------ Task data
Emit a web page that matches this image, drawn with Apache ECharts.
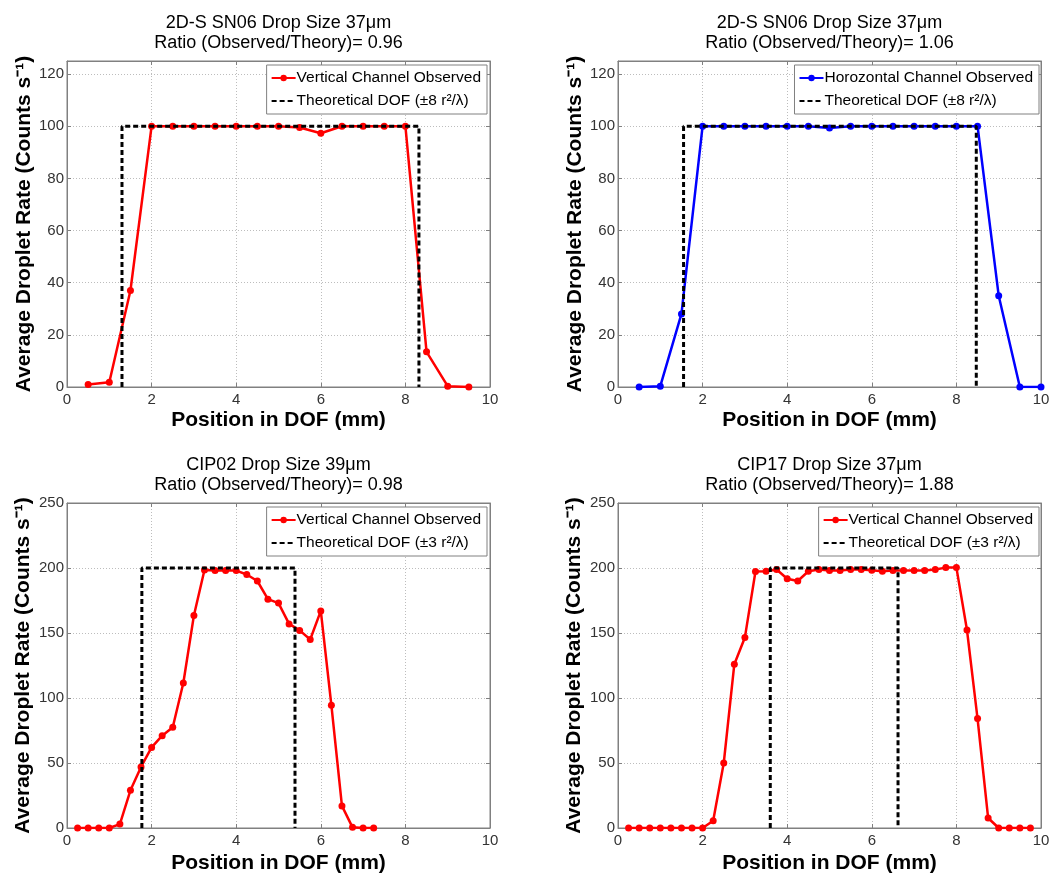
<!DOCTYPE html>
<html><head><meta charset="utf-8">
<script src="https://cdn.jsdelivr.net/npm/echarts@6/dist/echarts.min.js"></script>
<style>html,body{margin:0;padding:0;background:#fff}#c{width:1054px;height:875px}</style>
</head><body><div id="c"></div>
<script>
const FONT = '"Liberation Sans", Arial, Helvetica, sans-serif';

// ---- text ----
const titleLines = [
  ['2D-S SN06 Drop Size 37μm', 'Ratio (Observed/Theory)= 0.96'],
  ['2D-S SN06 Drop Size 37μm', 'Ratio (Observed/Theory)= 1.06'],
  ['CIP02 Drop Size 39μm', 'Ratio (Observed/Theory)= 0.98'],
  ['CIP17 Drop Size 37μm', 'Ratio (Observed/Theory)= 1.88']
];
const observedNames = ['Vertical Channel Observed', 'Horozontal Channel Observed', 'Vertical Channel Observed', 'Vertical Channel Observed'];
const theoryNames = ['Theoretical DOF (±8 r²/λ)', 'Theoretical DOF (±8 r²/λ)', 'Theoretical DOF (±3 r²/λ)', 'Theoretical DOF (±3 r²/λ)'];
const observedColors = ['#ff0000', '#0000ff', '#ff0000', '#ff0000'];
const xAxisName = 'Position in DOF (mm)';
const yAxisName = 'Average Droplet Rate (Counts s⁻¹)';

// ---- axis ticks ----
const xTicks = [0, 2, 4, 6, 8, 10];
const yTicksTop = [0, 20, 40, 60, 80, 100, 120];
const yMaxTop = 125;
const yTicksBottom = [0, 50, 100, 150, 200, 250];
const yMaxBottom = 250;

// ---- panel 1: 2D-S vertical ----
const p1X = [0.5, 1, 1.5, 2, 2.5, 3, 3.5, 4, 4.5, 5, 5.5, 6, 6.5, 7, 7.5, 8, 8.5, 9, 9.5];
const p1Y = [1, 1.8, 37, 100, 100, 100, 100, 100, 100, 100, 99.5, 97.3, 100, 100, 100, 100, 13.5, 0.3, 0];
const p1Dof = [1.3, 8.32];
const p1DofTop = 100;

// ---- panel 2: 2D-S horizontal ----
const p2X = [0.5, 1, 1.5, 2, 2.5, 3, 3.5, 4, 4.5, 5, 5.5, 6, 6.5, 7, 7.5, 8, 8.5, 9, 9.5, 10];
const p2Y = [0, 0.3, 28, 100, 100, 100, 100, 100, 100, 99.3, 100, 100, 100, 100, 100, 100, 100, 35, 0, 0];
const p2Dof = [1.55, 8.47];
const p2DofTop = 100;

// ---- panel 3: CIP02 ----
const p3X = [0.25, 0.5, 0.75, 1, 1.25, 1.5, 1.75, 2, 2.25, 2.5, 2.75, 3, 3.25, 3.5, 3.75, 4, 4.25, 4.5, 4.75, 5, 5.25, 5.5, 5.75, 6, 6.25, 6.5, 6.75, 7, 7.25];
const p3Y = [0, 0, 0, 0, 3, 29, 47, 62, 71, 77.5, 111.5, 163.5, 198.5, 198, 198, 198, 195, 190, 176, 173, 157, 152, 145, 167, 94.5, 17, 0.5, 0, 0];
const p3Dof = [1.77, 5.39];
const p3DofTop = 200;

// ---- panel 4: CIP17 ----
const p4X = [0.25, 0.5, 0.75, 1, 1.25, 1.5, 1.75, 2, 2.25, 2.5, 2.75, 3, 3.25, 3.5, 3.75, 4, 4.25, 4.5, 4.75, 5, 5.25, 5.5, 5.75, 6, 6.25, 6.5, 6.75, 7, 7.25, 7.5, 7.75, 8, 8.25, 8.5, 8.75, 9, 9.25, 9.5, 9.75];
const p4Y = [0, 0, 0, 0, 0, 0, 0, 0, 5.6, 50, 126, 146.6, 197.3, 197.5, 198.8, 191.7, 190, 197.5, 198.8, 198, 198, 198.8, 198.8, 198.3, 197.5, 198, 198, 198, 198, 198.8, 200.3, 200.3, 152.3, 84.2, 7.7, 0, 0, 0, 0];
const p4Dof = [3.6, 6.62];
const p4DofTop = 200;

const panels = [
  { x: p1X, y: p1Y, dof: p1Dof, top: p1DofTop, yTicks: yTicksTop, yMax: yMaxTop },
  { x: p2X, y: p2Y, dof: p2Dof, top: p2DofTop, yTicks: yTicksTop, yMax: yMaxTop },
  { x: p3X, y: p3Y, dof: p3Dof, top: p3DofTop, yTicks: yTicksBottom, yMax: yMaxBottom },
  { x: p4X, y: p4Y, dof: p4Dof, top: p4DofTop, yTicks: yTicksBottom, yMax: yMaxBottom }
];

// ---- layout ----
const gridBoxes = [
  { left: 67, top: 61, width: 423, height: 326 },
  { left: 618, top: 61, width: 423, height: 326 },
  { left: 67, top: 503, width: 423, height: 326 },
  { left: 618, top: 503, width: 423, height: 326 }
];
const legendPos = [
  { right: 567, top: 65 },
  { right: 15, top: 65 },
  { right: 567, top: 507 },
  { right: 15, top: 507 }
];
const yNameGap = [28, 28, 33, 33];
const xNameGap = [23, 23, 25, 25];

const AX = '#808080';
const option = {
  backgroundColor: '#fff',
  animation: false,
  textStyle: { fontFamily: FONT },
  title: [], grid: [], xAxis: [], yAxis: [], legend: [], series: []
};

gridBoxes.forEach((g, i) => {
  const p = panels[i];
  option.grid.push(Object.assign({ show: true, borderColor: AX, borderWidth: 1, backgroundColor: '#fff' }, g));
  option.title.push({
    text: titleLines[i].join('\n'),
    left: g.left + g.width / 2,
    top: g.top - 48,
    padding: 0,
    textAlign: 'center',
    textStyle: { fontSize: 18, fontWeight: 'normal', color: '#000', lineHeight: 20, fontFamily: FONT }
  });
  option.xAxis.push({
    gridIndex: i, type: 'value', position: 'bottom',
    min: xTicks[0], max: xTicks[xTicks.length - 1], interval: xTicks[1] - xTicks[0],
    axisLine: { show: true, onZero: false, lineStyle: { color: AX, width: 1 } },
    axisTick: { show: true, inside: true, length: 4, lineStyle: { color: AX } },
    axisLabel: { fontSize: 15, color: '#333', margin: 5, fontFamily: FONT },
    splitLine: { show: true, lineStyle: { type: [1, 2], color: '#bdbdbd', width: 1 } },
    name: xAxisName, nameLocation: 'middle', nameGap: xNameGap[i],
    nameTextStyle: { fontSize: 21, fontWeight: 'bold', color: '#000', fontFamily: FONT }
  });
  option.yAxis.push({
    gridIndex: i, type: 'value', position: 'left',
    min: p.yTicks[0], max: p.yMax, interval: p.yTicks[1] - p.yTicks[0],
    axisLine: { show: true, onZero: false, lineStyle: { color: AX, width: 1 } },
    axisTick: { show: true, inside: true, length: 4, lineStyle: { color: AX } },
    axisLabel: { fontSize: 15, color: '#333', margin: 3, showMaxLabel: p.yMax === p.yTicks[p.yTicks.length - 1], fontFamily: FONT },
    splitLine: { show: true, lineStyle: { type: [1, 2], color: '#bdbdbd', width: 1 } },
    name: yAxisName, nameLocation: 'middle', nameGap: yNameGap[i],
    nameTextStyle: { fontSize: 21, fontWeight: 'bold', color: '#000', fontFamily: FONT }
  });
  option.legend.push(Object.assign({
    orient: 'vertical', selectedMode: false,
    data: [
      { name: observedNames[i] },
      { name: theoryNames[i], itemStyle: { color: 'rgba(0,0,0,0)', borderWidth: 0, opacity: 0 } }
    ],
    itemWidth: 24, itemHeight: 8, itemGap: 5,
    padding: [4, 6, 4, 4],
    backgroundColor: '#fff', borderColor: AX, borderWidth: 1,
    textStyle: { fontSize: 15.5, color: '#000', lineHeight: 18, fontFamily: FONT, padding: [0, 0, 0, -4] }
  }, legendPos[i]));
});

// mirrored top/right axes for ticks only
gridBoxes.forEach((g, i) => {
  const p = panels[i];
  option.xAxis.push({
    gridIndex: i, type: 'value', position: 'top',
    min: xTicks[0], max: xTicks[xTicks.length - 1], interval: xTicks[1] - xTicks[0],
    axisLine: { show: true, onZero: false, lineStyle: { color: AX } },
    axisTick: { show: true, inside: true, length: 4, lineStyle: { color: AX } },
    axisLabel: { show: false }, splitLine: { show: false }
  });
  option.yAxis.push({
    gridIndex: i, type: 'value', position: 'right',
    min: p.yTicks[0], max: p.yMax, interval: p.yTicks[1] - p.yTicks[0],
    axisLine: { show: true, onZero: false, lineStyle: { color: AX } },
    axisTick: { show: true, inside: true, length: 4, lineStyle: { color: AX } },
    axisLabel: { show: false }, splitLine: { show: false }
  });
});

panels.forEach((p, i) => {
  option.series.push({
    type: 'line', name: observedNames[i], xAxisIndex: i, yAxisIndex: i,
    data: p.x.map((x, k) => [x, p.y[k]]),
    symbol: 'circle', symbolSize: 7, showSymbol: true,
    lineStyle: { color: observedColors[i], width: 2.5 },
    itemStyle: { color: observedColors[i] },
    z: 3
  });
  option.series.push({
    type: 'line', name: theoryNames[i], xAxisIndex: i, yAxisIndex: i,
    data: [[p.dof[0], 0], [p.dof[0], p.top], [p.dof[1], p.top], [p.dof[1], 0]],
    symbol: 'none', showSymbol: false,
    lineStyle: { color: '#000', width: 3, type: [5, 3] },
    itemStyle: { color: '#000' },
    z: 4
  });
});

const chart = echarts.init(document.getElementById('c'), null, { renderer: 'canvas' });
chart.setOption(option);
</script>
</body></html>
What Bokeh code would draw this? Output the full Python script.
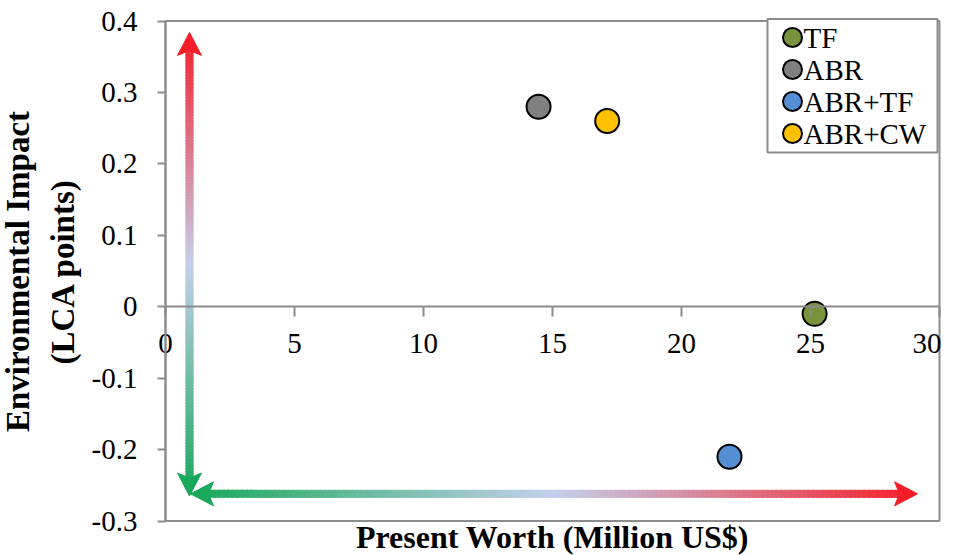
------------
> **Directions**
Pick out each line that holds the string "script".

> **Answer to this problem**
<script src="https://cdn.jsdelivr.net/npm/echarts@6/dist/echarts.min.js"></script>
<script>
</script>
What Bokeh code would draw this? Output the full Python script.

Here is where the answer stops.